I texted a quick update to my mom who'd asked how the girls were. Exasperated, my 3-year-old began pacing in circles in the kitchen. She might have been sick, but somehow her energy never faltered. She gestured with frustration— her palms up and little fingers spread wide, "It's not time for texting, Mommy. It's time for lunch!"

Some people have the type of kids who get colds and melt into the couch for days. They sleep more than usual, they're quieter and they are more than happy to zone out to a movie. I do not have such children.

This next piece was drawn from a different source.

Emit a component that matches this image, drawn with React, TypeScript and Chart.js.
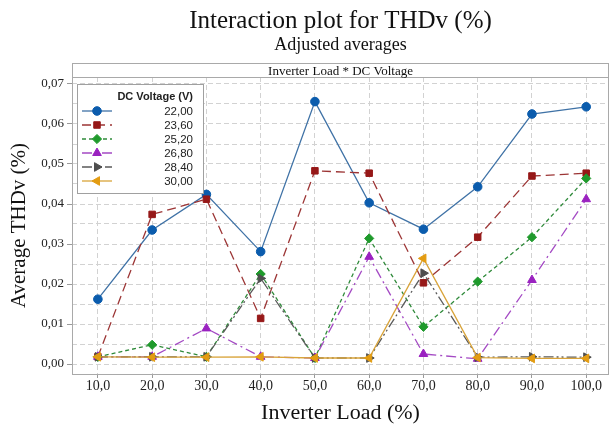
import React, { useEffect, useRef } from 'react';
import { Chart, registerables } from 'chart.js';

Chart.register(...registerables);

const loads = [10, 20, 30, 40, 50, 60, 70, 80, 90, 100];
const voltageLabels = ['22,00', '23,60', '25,20', '26,80', '28,40', '30,00'];
const v2200 = [0.0162, 0.0335, 0.0424, 0.0281, 0.0656, 0.0403, 0.0337, 0.0443, 0.0625, 0.0643];
const v2360 = [0.0018, 0.0374, 0.0412, 0.0114, 0.0483, 0.0477, 0.0203, 0.0317, 0.047, 0.0477];
const v2520 = [0.0018, 0.0048, 0.0018, 0.0225, 0.0015, 0.0314, 0.0093, 0.0206, 0.0317, 0.0464];
const v2680 = [0.0018, 0.0018, 0.0089, 0.0018, 0.0015, 0.0268, 0.0025, 0.0013, 0.021, 0.0412];
const v2840 = [0.0018, 0.0018, 0.0018, 0.0214, 0.0015, 0.0015, 0.0227, 0.0017, 0.0018, 0.0017];
const v3000 = [0.0018, 0.0017, 0.0017, 0.0018, 0.0015, 0.0015, 0.0264, 0.0016, 0.0014, 0.0014];
const yTicks = [0, 0.005, 0.01, 0.015, 0.02, 0.025, 0.03, 0.035, 0.04, 0.045, 0.05, 0.055, 0.06, 0.065, 0.07];

const TITLE = 'Interaction plot for THDv (%)';
const SUBTITLE = 'Adjusted averages';
const STRIP = 'Inverter Load * DC Voltage';
const LEGEND_TITLE = 'DC Voltage (V)';

const SERIF = "'Liberation Serif', 'Times New Roman', serif";
const SANS = "'Liberation Sans', Arial, sans-serif";

const styles = [
  { line: '#3f72a6', point: '#0b5cad', dash: [], shape: 'circle', rot: 0, r: 4.3 },
  { line: '#9c3535', point: '#961818', dash: [9, 5], shape: 'rect', rot: 0, r: 4.6 },
  { line: '#2f8a3a', point: '#1f9a2c', dash: [4, 3], shape: 'rectRot', rot: 0, r: 4.6 },
  { line: '#a44ac4', point: '#9a22c0', dash: [10, 4, 2, 4], shape: 'triangle', rot: 0, r: 5 },
  { line: '#5a5a5a', point: '#4e4e4e', dash: [10, 3, 2, 3, 2, 3], shape: 'triangle', rot: 90, r: 5 },
  { line: '#d9a43a', point: '#e39c12', dash: [], shape: 'triangle', rot: -90, r: 5 },
];
const seriesValues = [v2200, v2360, v2520, v2680, v2840, v3000];
const drawOrder = [5, 4, 3, 2, 1, 0];

function drawMarker(ctx: CanvasRenderingContext2D, shape: string, rot: number, r: number, x: number, y: number, color: string) {
  ctx.save();
  ctx.fillStyle = color;
  ctx.strokeStyle = color;
  ctx.lineWidth = 1;
  ctx.setLineDash([]);
  ctx.beginPath();
  if (shape === 'circle') {
    ctx.arc(x, y, r, 0, Math.PI * 2);
  } else if (shape === 'rect') {
    const s = r * Math.SQRT1_2;
    ctx.rect(x - s, y - s, 2 * s, 2 * s);
  } else if (shape === 'rectRot') {
    ctx.moveTo(x, y - r);
    ctx.lineTo(x + r, y);
    ctx.lineTo(x, y + r);
    ctx.lineTo(x - r, y);
    ctx.closePath();
  } else {
    let rad = (rot * Math.PI) / 180;
    ctx.moveTo(x + Math.sin(rad) * r, y - Math.cos(rad) * r);
    rad += (2 * Math.PI) / 3;
    ctx.lineTo(x + Math.sin(rad) * r, y - Math.cos(rad) * r);
    rad += (2 * Math.PI) / 3;
    ctx.lineTo(x + Math.sin(rad) * r, y - Math.cos(rad) * r);
    ctx.closePath();
  }
  ctx.fill();
  ctx.stroke();
  ctx.restore();
}

const decorPlugin = {
  id: 'decor',
  beforeDraw(chart: any) {
    const { ctx, width, height } = chart;
    ctx.save();
    ctx.fillStyle = '#ffffff';
    ctx.fillRect(0, 0, width, height);
    ctx.restore();
  },
  afterDraw(chart: any) {
    const { ctx, chartArea: a } = chart;
    const cx = (a.left + a.right) / 2;
    ctx.save();
    ctx.fillStyle = '#111111';
    ctx.textAlign = 'center';
    ctx.textBaseline = 'alphabetic';
    ctx.font = `25px ${SERIF}`;
    ctx.fillText(TITLE, cx, 28);
    ctx.font = `18px ${SERIF}`;
    ctx.fillText(SUBTITLE, cx, 50);

    // frame + strip
    const stripTop = a.top - 14;
    ctx.strokeStyle = '#a9a9a9';
    ctx.lineWidth = 1;
    ctx.setLineDash([]);
    ctx.strokeRect(Math.round(a.left) + 0.5, stripTop + 0.5, Math.round(a.right - a.left) - 1, Math.round(a.bottom - stripTop));
    ctx.beginPath();
    ctx.moveTo(a.left, Math.round(a.top) + 0.5);
    ctx.lineTo(a.right, Math.round(a.top) + 0.5);
    ctx.stroke();
    ctx.fillStyle = '#111111';
    ctx.font = `13px ${SERIF}`;
    ctx.fillText(STRIP, cx, a.top - 2);

    // legend
    const lx = Math.round(a.left) + 5;
    const ly = Math.round(a.top) + 7;
    const lw = 126;
    const lh = 109;
    ctx.fillStyle = '#ffffff';
    ctx.fillRect(lx, ly, lw, lh);
    ctx.strokeStyle = '#a0a0a0';
    ctx.strokeRect(lx + 0.5, ly + 0.5, lw, lh);
    ctx.fillStyle = '#222222';
    ctx.textAlign = 'right';
    ctx.textBaseline = 'middle';
    ctx.font = `bold 11px ${SANS}`;
    ctx.fillText(LEGEND_TITLE, lx + lw - 10, ly + 13);
    ctx.font = `11.5px ${SANS}`;
    chart.data.datasets.forEach((ds: any, i: number) => {
      const st = styles[i];
      const y = ly + 27 + i * 14;
      ctx.save();
      ctx.strokeStyle = st.line;
      ctx.lineWidth = 1.3;
      ctx.setLineDash(st.dash);
      ctx.beginPath();
      ctx.moveTo(lx + 5, y);
      ctx.lineTo(lx + 35, y);
      ctx.stroke();
      ctx.restore();
      drawMarker(ctx, st.shape, st.rot, st.r, lx + 20, y, st.point);
      ctx.fillStyle = '#222222';
      ctx.fillText(ds.label, lx + lw - 10, y + 0.5);
    });
    ctx.restore();
  },
};

export default function App() {
  const ref = useRef<HTMLCanvasElement | null>(null);
  useEffect(() => {
    if (!ref.current) return;
    const datasets = voltageLabels.map((label, i) => ({
      label,
      data: loads.map((x, j) => ({ x, y: seriesValues[i][j] })),
      borderColor: styles[i].line,
      backgroundColor: styles[i].point,
      borderDash: styles[i].dash,
      borderWidth: 1.3,
      pointStyle: styles[i].shape,
      pointRotation: styles[i].rot,
      pointRadius: styles[i].r,
      pointBackgroundColor: styles[i].point,
      pointBorderColor: styles[i].point,
      pointBorderWidth: 1,
      tension: 0,
      order: drawOrder[i],
    }));
    const chart = new Chart(ref.current, {
      type: 'line',
      data: { datasets },
      options: {
        animation: false,
        responsive: true,
        maintainAspectRatio: false,
        layout: { padding: { top: 77, left: 0, right: 3, bottom: 0 } },
        plugins: { legend: { display: false }, title: { display: false }, tooltip: { enabled: false } },
        scales: {
          x: {
            type: 'linear',
            min: 5.23,
            max: 104.2,
            afterBuildTicks: (scale: any) => {
              scale.ticks = loads.map((v) => ({ value: v }));
            },
            afterFit: (scale: any) => {
              scale.height = 54;
            },
            ticks: {
              autoSkip: false,
              maxRotation: 0,
              padding: 0,
              color: '#222222',
              font: { family: SERIF, size: 14 },
              callback: (v: any) => Number(v).toFixed(1).replace('.', ','),
            },
            grid: { color: '#d2d2d2', lineWidth: 1, tickLength: 4, tickColor: '#9a9a9a', tickBorderDash: [] },
            border: { display: false, dash: [5, 3] },
            title: {
              display: true,
              text: 'Inverter Load (%)',
              color: '#111111',
              font: { family: SERIF, size: 22 },
              padding: { top: 0, bottom: 2 },
            },
          },
          y: {
            type: 'linear',
            min: -0.0025,
            max: 0.07175,
            afterBuildTicks: (scale: any) => {
              scale.ticks = yTicks.map((v) => ({ value: v }));
            },
            afterFit: (scale: any) => {
              scale.width = 72;
            },
            ticks: {
              autoSkip: false,
              padding: 3,
              color: '#222222',
              font: { family: SERIF, size: 13 },
              callback: (v: any) => {
                const n = Number(v);
                return Math.abs(n * 100 - Math.round(n * 100)) < 1e-6 ? n.toFixed(2).replace('.', ',') : '';
              },
            },
            grid: {
              color: '#d2d2d2',
              lineWidth: 1,
              tickLength: 5,
              tickBorderDash: [],
              tickColor: (c: any) => {
                const n = c.tick ? c.tick.value : 0;
                return Math.abs(n * 100 - Math.round(n * 100)) < 1e-6 ? '#9a9a9a' : 'rgba(0,0,0,0)';
              },
            },
            border: { display: false, dash: [5, 3] },
            title: {
              display: true,
              text: 'Average THDv (%)',
              color: '#111111',
              font: { family: SERIF, size: 21 },
              padding: { top: 7, bottom: 0 },
            },
          },
        },
      } as any,
      plugins: [decorPlugin],
    });
    return () => chart.destroy();
  }, []);
  return (
    <div style={{ position: 'fixed', left: 0, top: 0, width: 615, height: 428 }}>
      <canvas ref={ref} />
    </div>
  );
}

But she was right. I apologized and sloppily slathered some peanut butter and honey on stale bread ends. Then added bread to the running grocery list.

Five minutes to spare.

As I served up a gourmet lunch, of PB&H and a juice box, I fumbled around to find the conference code when I heard the splat of baby barf hitting the floor (it's possible there is no worse sound.)

"Mommy! Ew! She barfed!"

I made a mental note to talk to the toddler about using the word, 'barf.'

My confident attitude about taking the day head on was now in a swift downward spiral. Sure, I could still join my meeting. I could half listen on mute and soothe the coughing baby with some gentle hip bouncing. But I'd likely have to answer a question and unmute myself, no doubt as the baby started crying again or the dog barked at a UPS truck.

I could make it happen and later face my oldest asking why I'm always on the phone or always texting and never playing. Basically, I could make it work, but not work well.

So, here's what I did.

I sent one final text to my manager that said, "Thought I could make today work but can't. Two sick kids. Need to reschedule."

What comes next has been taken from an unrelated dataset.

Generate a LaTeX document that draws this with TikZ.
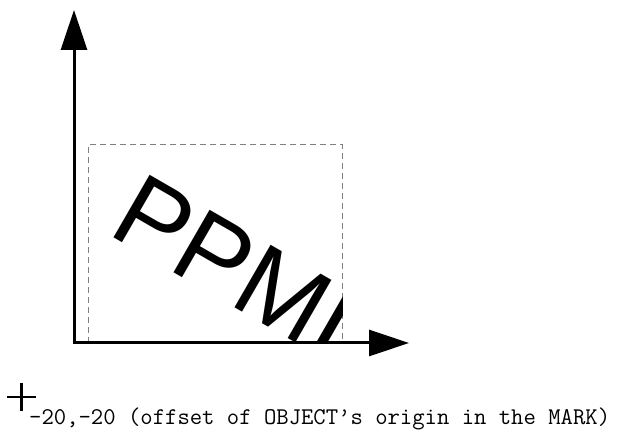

I then breathed a huge sigh of relief for making one decision and not trying to squeeze in 50 things. I was able to refocus my attention to the little people who actually needed me. My manager sympathetically—and genuinely—responded, "Mom job comes first."

Because let's face it—my 3-year-old doesn't care that my inbox is full and my calendar is back-to-back. All she knows is this: When I'm home she wants to play.

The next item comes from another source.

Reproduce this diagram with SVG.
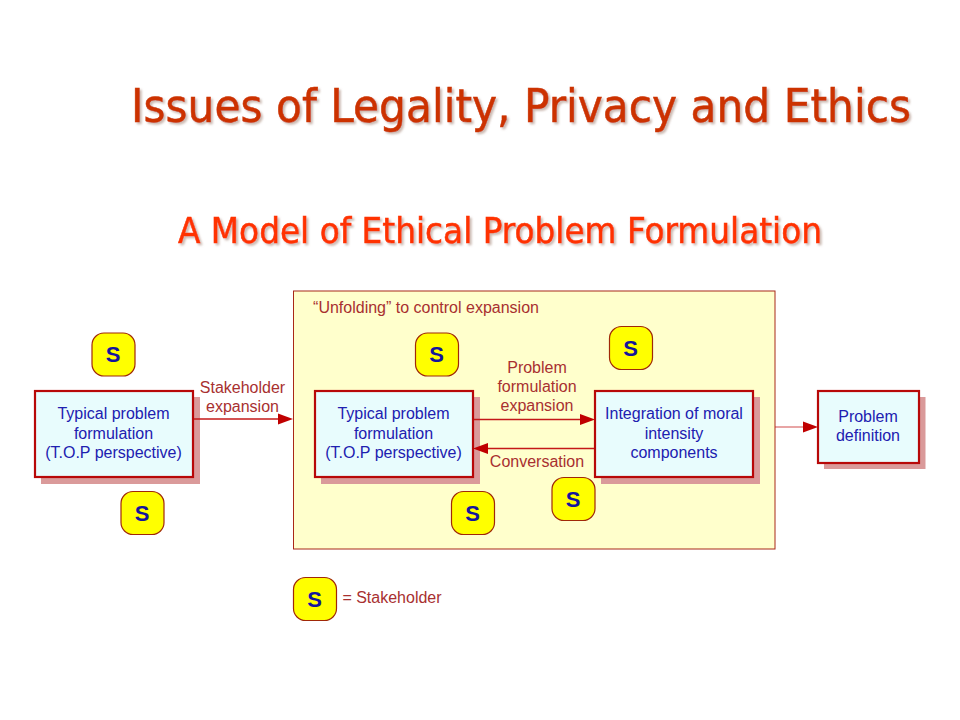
<svg xmlns="http://www.w3.org/2000/svg" width="960" height="720" viewBox="0 0 960 720">
<style>
text{font-family:"Liberation Sans",Arial,sans-serif;text-anchor:middle}
.t{font-family:"DejaVu Sans",Tahoma,sans-serif;font-stretch:condensed;text-anchor:start;filter:url(#ds)}
.box{fill:#e8fcfd;stroke:#b80808;stroke-width:2.2}
.sh{fill:#da9a9a}
.bt{font-size:16px;fill:#2020b0}
.lb{font-size:16px;fill:#a83030}
.s{fill:#ffff00;stroke:#a02808;stroke-width:1.2}
.st{font-size:22px;font-weight:bold;fill:#14149c}
.c{stroke:#c41818;stroke-width:1.3;fill:none}
.ah{fill:#c00000}
</style>
<defs>
<filter id="ds" x="-5%" y="-20%" width="110%" height="140%"><feDropShadow dx="2" dy="2" stdDeviation="1" flood-color="#a08070" flood-opacity=".55"/></filter>
<g id="stk"><rect class="s" x="0" y="0" width="43" height="43" rx="12"/><text class="st" x="21" y="29">S</text></g>
</defs>
<rect width="960" height="720" fill="#fff"/>
<g id="title">
<text class="t" x="131" y="122" font-size="46" fill="#cc3300" stroke="#cc3300" stroke-width=".5" textLength="780" lengthAdjust="spacingAndGlyphs">Issues of Legality, Privacy and Ethics</text>
</g>
<g id="subtitle">
<text class="t" x="178" y="243" font-size="35" fill="#ff3300" stroke="#ff3300" stroke-width=".5" textLength="644" lengthAdjust="spacingAndGlyphs">A Model of Ethical Problem Formulation</text>
</g>
<g id="unfolding">
<rect x="293.500" y="291" width="481.500" height="258" fill="#ffffcc" stroke="#a82818" stroke-width="1"/>
<text class="lb" x="426" y="312.500">“Unfolding” to control expansion</text>
</g>
<g id="box1"><rect class="sh" x="41" y="397" width="159" height="87"/><rect class="box" x="35" y="391" width="158" height="86"/>
<text class="bt" x="113.500" y="419">Typical problem</text><text class="bt" x="113.500" y="438.500">formulation</text><text class="bt" x="113.500" y="457.500">(T.O.P perspective)</text></g>
<g id="box2"><rect class="sh" x="321" y="397" width="159" height="87"/><rect class="box" x="315" y="391" width="158" height="86"/>
<text class="bt" x="393.500" y="419">Typical problem</text><text class="bt" x="393.500" y="438.500">formulation</text><text class="bt" x="393.500" y="457.500">(T.O.P perspective)</text></g>
<g id="box3"><rect class="sh" x="601" y="397" width="159" height="87"/><rect class="box" x="595" y="391" width="158" height="86"/>
<text class="bt" x="674" y="419">Integration of moral</text><text class="bt" x="674" y="438.500">intensity</text><text class="bt" x="674" y="457.500">components</text></g>
<g id="box4"><rect class="sh" x="824" y="397" width="101.500" height="72"/><rect class="box" x="818" y="391" width="101" height="72"/>
<text class="bt" x="868" y="421.500">Problem</text><text class="bt" x="868" y="440.500">definition</text></g>
<g id="connectors">
<path class="c" d="M194 419H279"/><path class="ah" d="M278 413.500L293 419L278 424.500Z"/>
<path class="c" d="M474 419.500H581"/><path class="ah" d="M580 414L595 419.500L580 425Z"/>
<path class="c" d="M594 448.500H487"/><path class="ah" d="M488 443L473 448.500L488 454Z"/>
<path class="c" d="M775 427H804" stroke-opacity=".6"/><path class="ah" d="M803 421.500L818 427L803 432.500Z"/>
</g>
<g id="labels">
<text class="lb" x="242.500" y="393">Stakeholder</text>
<text class="lb" x="242.500" y="412">expansion</text>
<text class="lb" x="537" y="373">Problem</text>
<text class="lb" x="537" y="392">formulation</text>
<text class="lb" x="537" y="411">expansion</text>
<text class="lb" x="537" y="467">Conversation</text>
<text class="lb" x="392" y="603">= Stakeholder</text>
</g>
<g id="s1"><use href="#stk" x="92" y="333"/></g>
<g id="s2"><use href="#stk" x="121" y="491.500"/></g>
<g id="s3"><use href="#stk" x="415.500" y="333"/></g>
<g id="s4"><use href="#stk" x="609.500" y="326.500"/></g>
<g id="s5"><use href="#stk" x="552" y="477.500"/></g>
<g id="s6"><use href="#stk" x="451.500" y="491.500"/></g>
<g id="s7"><use href="#stk" x="293.500" y="577.500"/></g>
</svg>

And just because I can work anywhere, doesn't mean I should. I have to learn to stop "making it work." Some days it just doesn't work. I need the reminder to put the phone down. Close the laptop. Focus on what's in front of me. Find a way to shut off the part of my brain that's yelling and anxious about everything I need to do.

Sometimes I need to just s l o w d o w n.

My career isn't going to come to a screeching halt because I spent a few hours or even a few days with sick kids. But I'd like to think my kids will remember the times I spent snuggling and relaxing with them when they were sick. I'd rather they hold on to those memories than ones of me texting and scheduling and over-scheduling and trying to make ALL of it work.